[Pour le prochain numéro d'À Bâbord]
POUPART, Jean-François, Gallimard chez les nazis, Collection Essai libre, Poètes de Brousse, Montréal, 2009.
CATELLIER, Maxime, La mort du Canada. Suivi de : Lettre à Jean Benoît, Collection Essai libre, Poètes de Brousse, Montréal, 2009.
La maison d’édition Poètes de Brousse lance une nouvelle collection appelée Essai libre, qu’elle voue à la «critique intuitive en matière d’art, de littérature, d’histoire et de société». On lui souhaite une longue vie, aussi riche que celle qu’annoncent les deux premiers titres qui y paraissent.
Ce sont là des livres courts, mordants et qui mettent une écriture aux indéniables qualités littéraires au service de coups de sang fort bienvenus dans le paysage souvent trop lisse et plat de notre vie littéraire et intellectuelle.

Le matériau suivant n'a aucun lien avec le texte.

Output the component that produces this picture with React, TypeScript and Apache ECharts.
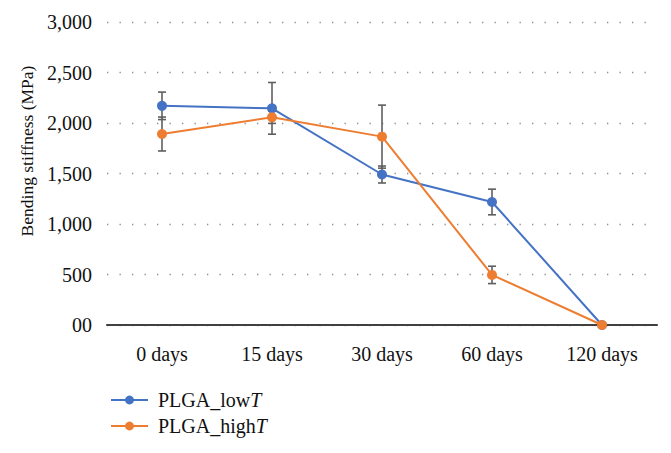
import React, { useEffect, useRef } from "react";
import * as echarts from "echarts";

const categories = ["0 days", "15 days", "30 days", "60 days", "120 days"];
const lowT = [2170, 2145, 1490, 1218, 0];
const lowTErr = [136, 256, 84, 127, 0];
const highT = [1891, 2056, 1865, 496, 0];
const highTErr = [168, 60, 312, 86, 0];
const yTicks = [0, 500, 1000, 1500, 2000, 2500, 3000];
const yTickLabels = ["00", "500", "1,000", "1,500", "2,000", "2,500", "3,000"];

const FONT = "'Liberation Serif', 'Times New Roman', serif";

function errData(vals: number[], errs: number[]) {
  return vals.map((v, i) => [i, v - errs[i], v + errs[i]]);
}

function renderErr(params: any, api: any) {
  const x = api.value(0);
  const lo = api.value(1);
  const hi = api.value(2);
  if (hi - lo <= 0) return { type: "group", children: [] };
  const p1 = api.coord([x, lo]);
  const p2 = api.coord([x, hi]);
  const hw = 4;
  const style = { stroke: "#5f5f5f", lineWidth: 1.6 };
  return {
    type: "group",
    children: [
      { type: "line", shape: { x1: p1[0], y1: p1[1], x2: p2[0], y2: p2[1] }, style },
      { type: "line", shape: { x1: p1[0] - hw, y1: p1[1], x2: p1[0] + hw, y2: p1[1] }, style },
      { type: "line", shape: { x1: p2[0] - hw, y1: p2[1], x2: p2[0] + hw, y2: p2[1] }, style },
    ],
  };
}

export default function App() {
  const ref = useRef<HTMLDivElement>(null);
  useEffect(() => {
    if (!ref.current) return;
    const chart = echarts.init(ref.current, undefined, { renderer: "svg" });
    chart.setOption({
      animation: false,
      backgroundColor: "#ffffff",
      grid: { left: 107, right: 14, top: 22, bottom: 128 },
      xAxis: {
        type: "category",
        data: categories,
        boundaryGap: true,
        axisLine: { lineStyle: { color: "#404040", width: 2.2 } },
        axisTick: { show: false },
        axisLabel: { color: "#111", fontFamily: FONT, fontSize: 20, margin: 19 },
        splitLine: { show: false },
      },
      yAxis: {
        type: "value",
        min: 0,
        max: 3000,
        interval: 500,
        axisLine: { show: false },
        axisTick: { show: false },
        axisLabel: {
          color: "#111",
          fontFamily: FONT,
          fontSize: 20,
          margin: 15,
          formatter: (v: number) => {
            const i = yTicks.indexOf(v);
            return i >= 0 ? yTickLabels[i] : String(v);
          },
        },
        splitLine: {
          lineStyle: { color: "#8c8c8c", width: 1.3, type: [1.3, 11.2] },
        },
      },
      legend: {
        data: ["PLGA_lowT", "PLGA_highT"],
        orient: "vertical",
        left: 105,
        top: 385,
        itemWidth: 37,
        itemHeight: 11,
        itemGap: 6,
        textStyle: {
          fontFamily: FONT,
          fontSize: 20,
          color: "#111",
          padding: [0, 0, 0, 5],
          rich: {
            n: { fontFamily: FONT, fontSize: 20, color: "#111" },
            i: { fontFamily: FONT, fontSize: 20, color: "#111", fontStyle: "italic" },
          },
        },
        formatter: (name: string) => `{n|${name.slice(0, -1)}}{i|T}`,
      },
      graphic: [
        {
          type: "text",
          x: 27,
          y: 151,
          rotation: Math.PI / 2,
          style: {
            text: "Bending stiffness (MPa)",
            fontFamily: FONT,
            fontSize: 17.5,
            fill: "#111",
            textAlign: "center",
            textVerticalAlign: "middle",
          },
        },
      ],
      series: [
        {
          type: "custom",
          name: "errLow",
          renderItem: renderErr,
          data: errData(lowT, lowTErr),
          encode: { x: 0, y: [1, 2] },
          z: 1,
          silent: true,
        },
        {
          type: "custom",
          name: "errHigh",
          renderItem: renderErr,
          data: errData(highT, highTErr),
          encode: { x: 0, y: [1, 2] },
          z: 1,
          silent: true,
        },
        {
          type: "line",
          name: "PLGA_lowT",
          data: lowT,
          symbol: "circle",
          symbolSize: 10,
          color: "#4472C4",
          lineStyle: { width: 2, color: "#4472C4" },
          itemStyle: { color: "#4472C4" },
          z: 3,
        },
        {
          type: "line",
          name: "PLGA_highT",
          data: highT,
          symbol: "circle",
          symbolSize: 10,
          color: "#ED7D31",
          lineStyle: { width: 2, color: "#ED7D31" },
          itemStyle: { color: "#ED7D31" },
          z: 4,
        },
      ],
    });
    return () => chart.dispose();
  }, []);
  return <div ref={ref} style={{ width: 671, height: 453, position: "fixed", left: 0, top: 0 }} />;
}
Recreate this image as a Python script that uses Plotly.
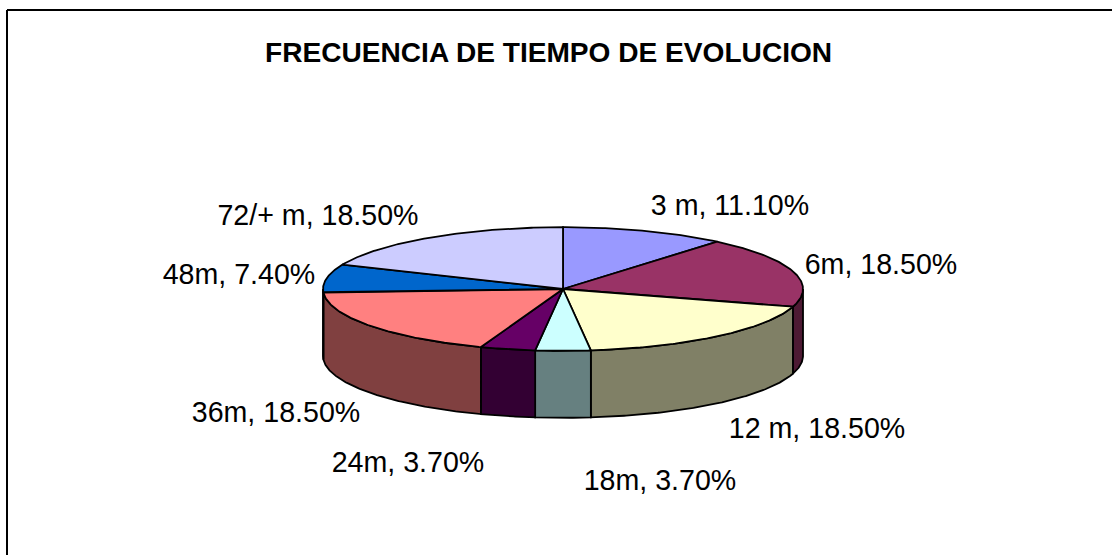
import numpy as np
import plotly.graph_objects as go

categories = ['3 m', '6m', '12 m', '18m', '24m', '36m', '48m', '72/+ m']
percents = [11.1, 18.5, 18.5, 3.7, 3.7, 18.5, 7.4, 18.5]
title_text = 'FRECUENCIA DE TIEMPO DE EVOLUCION'

top_colors = ['#9999FF', '#993366', '#FFFFCC', '#CCFFFF', '#660066', '#FF8080', '#0066CC', '#CCCCFF']
side_colors = ['#4D4D80', '#4D1A33', '#808066', '#668080', '#330033', '#804040', '#003366', '#666680']

# where each label sits, same order as categories
label_x = [730, 881, 817, 660, 408, 276, 239, 318]
label_y = [208, 267, 431, 483, 465, 415, 277, 218]

W, H = 1112, 555
CX, CY = 563, 289
RX, RY = 240, 61.8
DEPTH = 67
FONT = 'Liberation Sans, Arial, sans-serif'


def arc(a0, a1):
    # angles in degrees, clockwise from 12 o'clock
    t = np.radians(np.linspace(a0, a1, max(int(abs(a1 - a0) * 2), 2)))
    return CX + RX * np.sin(t), CY - RY * np.cos(t)


def polygon(fig, x, y, color):
    fig.add_trace(go.Scatter(x=list(x), y=list(y), mode='lines', fill='toself',
                             fillcolor=color, line=dict(color='black', width=1.8),
                             hoverinfo='skip', showlegend=False))


edges = np.cumsum([0] + percents) / sum(percents) * 360

fig = go.Figure()

# side walls first, only the front half of the rim shows
for i in range(len(percents)):
    a0, a1 = max(edges[i], 90), min(edges[i + 1], 270)
    if a1 <= a0:
        continue
    x, y = arc(a0, a1)
    polygon(fig, np.r_[x, x[::-1], x[0]], np.r_[y, y[::-1] + DEPTH, y[0]], side_colors[i])

# top of the pie
for i in range(len(percents)):
    x, y = arc(edges[i], edges[i + 1])
    polygon(fig, np.r_[CX, x, CX], np.r_[CY, y, CY], top_colors[i])

labels = [f'{c}, {p:.2f}%' for c, p in zip(categories, percents)]
fig.add_trace(go.Scatter(x=label_x, y=label_y, mode='text', text=labels,
                         textposition='middle center',
                         textfont=dict(family=FONT, size=28.6, color='black'),
                         hoverinfo='skip', showlegend=False))

fig.update_layout(width=W,
                  height=H,
                  margin=dict(l=0, r=0, t=0, b=0),
                  paper_bgcolor='white',
                  plot_bgcolor='white',
                  xaxis=dict(range=[0, W], visible=False, fixedrange=True),
                  yaxis=dict(range=[H, 0], visible=False, fixedrange=True),
                  annotations=[dict(x=548.5, y=52, xref='x', yref='y', text=f'<b>{title_text}</b>',
                                    showarrow=False, font=dict(family=FONT, size=28.1, color='black'))],
                  shapes=[dict(type='line', x0=7, x1=W, y0=10, y1=10, line=dict(color='black', width=2)),
                          dict(type='line', x0=7, x1=7, y0=10, y1=H, line=dict(color='black', width=2))])

fig.write_html("out.html", config={'displayModeBar': False},
               post_script="document.body.style.margin='0';document.body.style.overflow='hidden';")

Poupart prend prétexte de la célébration des 100 ans de le NRF pour revenir sur ce qu’a été, pour l’institution littéraire, la «toile noire» de l’occupation, de la collaboration et de l’épuration. Tant de compromissions, de bassesses, de lâchetés des uns et des autres, que Poupart rappelle méticuleusement. Un exemple entre mille : des propriétaires Juifs de maisons d’édition, comme Calmann-Lévy, ayant dû ‘céder’ leur entreprise, Gallimard se propose aussitôt pour racheter et explique que sa maison à lui «est aryenne à capitaux aryens». P. 25). L’ouvrage rappelle bien d’autres parcours d’écrivain connus — Sartre, Camus, Pagnol, Montherlant etc, souvent gênants, tristes ou pire encore. En bout de piste, quel terrifiant vacarme fait aujourd’hui, dans les pages de ce livre, ce «grand silence entretenu par les écrivains, les intellectuels, les éditeurs» (p.29).
Et comment nous, aurions-nous agi et réagi? Au nom de quoi? Le livre soulève ces questions et quelques autres. Et risque quelques réponses.
Maxime Catellier est poète et son pamphlet, La mort du Canada, est écrit en vers, ce qui est déjà assez exceptionnel pour être noté.
C’est une charge en règle mais inspirée et lyrique devant laquelle je m’efface volontiers pour en citer un extrait représentatif : «au Québec de l’Amérique/ où on lave plus blanc que blanc/ l’amnésie est féroce et le rêve éteint/où l’on s’émeut devant une fleur de lys/ ce symbole arriéré de la royauté française/ et une croix qui parle au nom/ de tous les analphabètes de notre histoire/une croix qui efface derrière elle/ des siècles d’ignorance et qui nous aveugle.
Je m’ennuie de la parole/qui mettait en danger/ à chaque syllabe/ l’ordre du monde écrit-il, plus loin. Ce qu’il nous donne à lire en donne une idée.
Catellier est un proche de Jean Benoît (1922), l’artiste surréaliste québécois exilé depuis 1948 à Paris. Il publie ici, en complément de son pamphlet, une belle lettre qu’il lui faisait parvenir. Elle ne dépareille en rien le livre et le complète au contraire merveilleusement: c’est que la même poésie y palpite.
Vous ai-je dit que l’avant-propos de ce livre m’a énormément ému? Voilà. Vous savez tout. Ce jeune homme (26 ans!) est à suivre.